[Aim of the task] Retype only what runs from the beginning of the data through the line with "(7,8) -- (840,8);"; please omit the pictures and keep every line exact.
--*--
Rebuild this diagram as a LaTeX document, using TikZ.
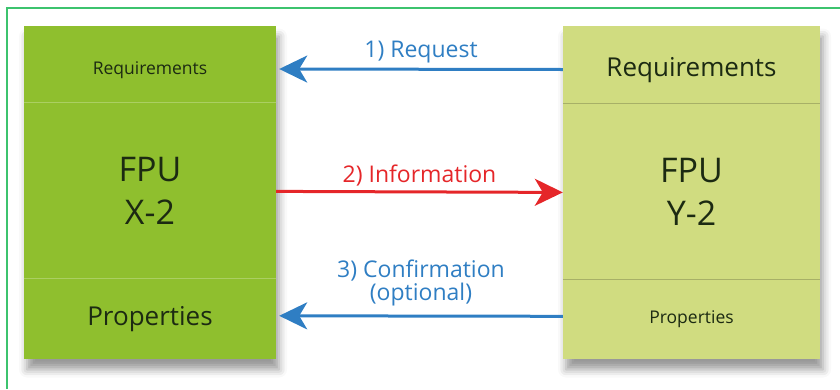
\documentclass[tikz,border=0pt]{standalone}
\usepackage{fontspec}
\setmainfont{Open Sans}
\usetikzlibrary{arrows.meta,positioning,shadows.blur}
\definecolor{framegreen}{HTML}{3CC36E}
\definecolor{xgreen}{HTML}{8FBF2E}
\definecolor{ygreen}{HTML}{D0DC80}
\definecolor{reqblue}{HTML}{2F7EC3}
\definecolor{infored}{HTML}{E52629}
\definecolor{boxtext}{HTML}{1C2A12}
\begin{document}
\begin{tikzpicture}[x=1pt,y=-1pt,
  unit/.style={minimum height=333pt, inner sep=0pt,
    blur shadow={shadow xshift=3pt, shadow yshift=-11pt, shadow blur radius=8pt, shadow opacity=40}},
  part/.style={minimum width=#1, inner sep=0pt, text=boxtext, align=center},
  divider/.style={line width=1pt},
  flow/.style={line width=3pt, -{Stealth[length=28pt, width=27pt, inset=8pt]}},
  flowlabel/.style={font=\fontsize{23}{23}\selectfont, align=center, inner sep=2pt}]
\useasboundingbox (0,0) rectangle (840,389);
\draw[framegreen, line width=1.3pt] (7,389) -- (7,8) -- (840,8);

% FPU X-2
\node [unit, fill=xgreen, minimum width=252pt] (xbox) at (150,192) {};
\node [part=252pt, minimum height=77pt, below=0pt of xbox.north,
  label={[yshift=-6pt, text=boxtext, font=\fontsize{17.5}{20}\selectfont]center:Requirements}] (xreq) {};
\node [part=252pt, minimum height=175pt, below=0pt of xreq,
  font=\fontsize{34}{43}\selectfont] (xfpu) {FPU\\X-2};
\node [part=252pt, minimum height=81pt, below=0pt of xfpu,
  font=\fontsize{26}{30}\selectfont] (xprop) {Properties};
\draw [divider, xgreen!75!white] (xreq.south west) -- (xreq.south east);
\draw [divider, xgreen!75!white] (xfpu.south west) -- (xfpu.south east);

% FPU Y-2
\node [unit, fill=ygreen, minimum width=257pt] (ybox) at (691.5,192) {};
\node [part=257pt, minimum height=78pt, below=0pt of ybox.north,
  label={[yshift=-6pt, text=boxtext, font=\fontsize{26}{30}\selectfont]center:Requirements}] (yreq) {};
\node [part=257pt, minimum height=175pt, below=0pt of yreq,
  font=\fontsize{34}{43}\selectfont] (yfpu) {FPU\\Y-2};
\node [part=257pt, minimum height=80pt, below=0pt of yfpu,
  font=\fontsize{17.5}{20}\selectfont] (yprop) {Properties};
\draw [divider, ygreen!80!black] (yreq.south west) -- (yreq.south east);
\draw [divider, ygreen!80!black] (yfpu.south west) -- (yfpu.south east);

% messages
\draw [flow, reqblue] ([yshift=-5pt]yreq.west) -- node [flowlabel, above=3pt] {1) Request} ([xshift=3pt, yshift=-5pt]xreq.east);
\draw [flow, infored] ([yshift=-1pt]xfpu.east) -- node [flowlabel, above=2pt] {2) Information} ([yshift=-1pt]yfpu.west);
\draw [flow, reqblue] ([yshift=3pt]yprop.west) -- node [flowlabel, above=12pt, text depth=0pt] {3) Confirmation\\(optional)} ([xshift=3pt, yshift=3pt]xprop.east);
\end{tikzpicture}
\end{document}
--*--
[Exercise result]
Rebuild this diagram as a LaTeX document, using TikZ.
\documentclass[tikz,border=0pt]{standalone}
\usepackage{fontspec}
\setmainfont{Open Sans}
\usetikzlibrary{arrows.meta,positioning,shadows.blur}
\definecolor{framegreen}{HTML}{3CC36E}
\definecolor{xgreen}{HTML}{8FBF2E}
\definecolor{ygreen}{HTML}{D0DC80}
\definecolor{reqblue}{HTML}{2F7EC3}
\definecolor{infored}{HTML}{E52629}
\definecolor{boxtext}{HTML}{1C2A12}
\begin{document}
\begin{tikzpicture}[x=1pt,y=-1pt,
  unit/.style={minimum height=333pt, inner sep=0pt,
    blur shadow={shadow xshift=3pt, shadow yshift=-11pt, shadow blur radius=8pt, shadow opacity=40}},
  part/.style={minimum width=#1, inner sep=0pt, text=boxtext, align=center},
  divider/.style={line width=1pt},
  flow/.style={line width=3pt, -{Stealth[length=28pt, width=27pt, inset=8pt]}},
  flowlabel/.style={font=\fontsize{23}{23}\selectfont, align=center, inner sep=2pt}]
\useasboundingbox (0,0) rectangle (840,389);
\draw[framegreen, line width=1.3pt] (7,389) -- (7,8) -- (840,8);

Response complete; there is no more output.